[Aim]:
In the material below, the lines containing the word "matplotlib" are required; copy each of them.

[Available data]:
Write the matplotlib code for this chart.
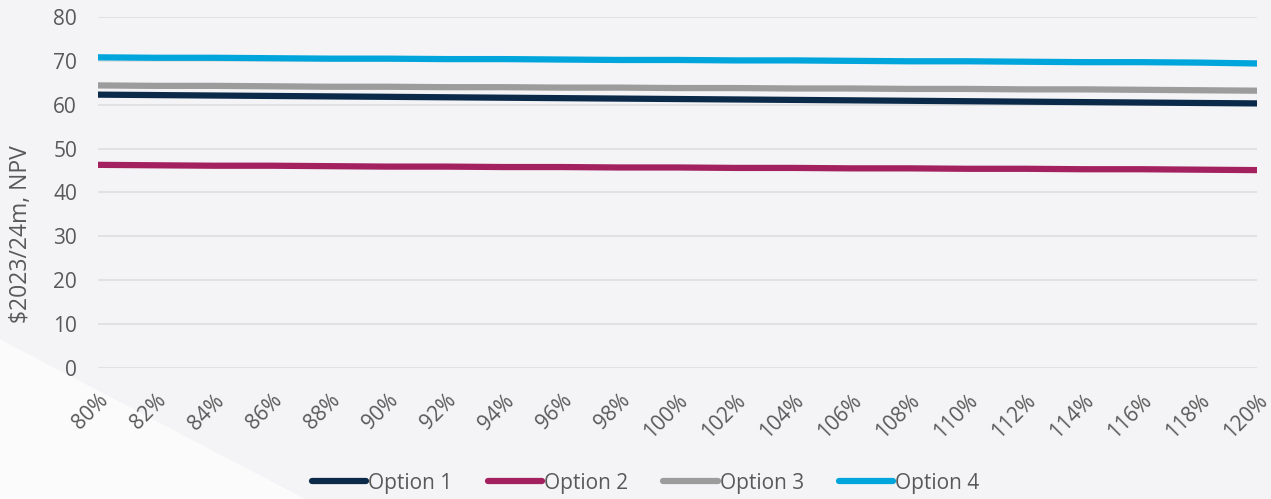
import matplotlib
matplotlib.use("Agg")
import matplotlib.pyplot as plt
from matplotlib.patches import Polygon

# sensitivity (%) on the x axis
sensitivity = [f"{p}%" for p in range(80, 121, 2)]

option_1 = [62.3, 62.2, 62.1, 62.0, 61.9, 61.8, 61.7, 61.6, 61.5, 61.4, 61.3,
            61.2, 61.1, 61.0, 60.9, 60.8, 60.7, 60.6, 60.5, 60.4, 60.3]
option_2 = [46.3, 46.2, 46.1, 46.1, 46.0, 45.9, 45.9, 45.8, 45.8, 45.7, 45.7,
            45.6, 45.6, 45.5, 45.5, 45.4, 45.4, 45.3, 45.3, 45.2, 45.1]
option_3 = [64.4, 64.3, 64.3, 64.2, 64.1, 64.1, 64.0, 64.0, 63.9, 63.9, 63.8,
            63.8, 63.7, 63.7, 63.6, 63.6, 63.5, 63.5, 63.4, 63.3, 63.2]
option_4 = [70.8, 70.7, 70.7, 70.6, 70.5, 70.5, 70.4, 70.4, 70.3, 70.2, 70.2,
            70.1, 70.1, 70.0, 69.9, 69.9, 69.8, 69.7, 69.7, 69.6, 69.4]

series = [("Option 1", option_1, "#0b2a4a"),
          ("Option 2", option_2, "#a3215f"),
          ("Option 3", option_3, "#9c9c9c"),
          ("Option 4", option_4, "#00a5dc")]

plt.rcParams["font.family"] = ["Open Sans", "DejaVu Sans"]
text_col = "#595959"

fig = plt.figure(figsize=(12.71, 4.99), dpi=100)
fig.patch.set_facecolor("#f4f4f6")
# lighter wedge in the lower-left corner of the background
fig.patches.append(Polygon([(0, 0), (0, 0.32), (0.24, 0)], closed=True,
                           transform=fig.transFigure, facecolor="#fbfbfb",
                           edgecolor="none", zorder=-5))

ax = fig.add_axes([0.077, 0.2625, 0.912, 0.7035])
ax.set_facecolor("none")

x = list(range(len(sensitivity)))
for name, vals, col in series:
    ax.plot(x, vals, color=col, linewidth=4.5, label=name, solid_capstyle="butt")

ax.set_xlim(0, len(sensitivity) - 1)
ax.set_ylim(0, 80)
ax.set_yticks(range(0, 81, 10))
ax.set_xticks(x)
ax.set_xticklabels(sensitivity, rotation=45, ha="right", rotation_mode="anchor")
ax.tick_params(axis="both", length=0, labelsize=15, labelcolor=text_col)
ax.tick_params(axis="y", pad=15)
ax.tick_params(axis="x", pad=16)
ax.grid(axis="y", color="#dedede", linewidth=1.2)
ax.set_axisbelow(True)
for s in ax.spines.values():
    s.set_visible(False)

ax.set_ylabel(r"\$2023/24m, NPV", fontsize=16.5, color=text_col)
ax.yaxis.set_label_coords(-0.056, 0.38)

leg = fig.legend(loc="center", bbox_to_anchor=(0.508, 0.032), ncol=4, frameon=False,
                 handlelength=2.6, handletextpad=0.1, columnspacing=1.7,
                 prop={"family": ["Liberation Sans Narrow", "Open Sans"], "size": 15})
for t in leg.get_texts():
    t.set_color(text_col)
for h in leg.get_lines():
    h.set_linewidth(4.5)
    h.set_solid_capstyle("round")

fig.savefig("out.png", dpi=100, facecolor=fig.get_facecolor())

[Final result]:
Write the matplotlib code for this chart.
import matplotlib
matplotlib.use("Agg")
import matplotlib.pyplot as plt
from matplotlib.patches import Polygon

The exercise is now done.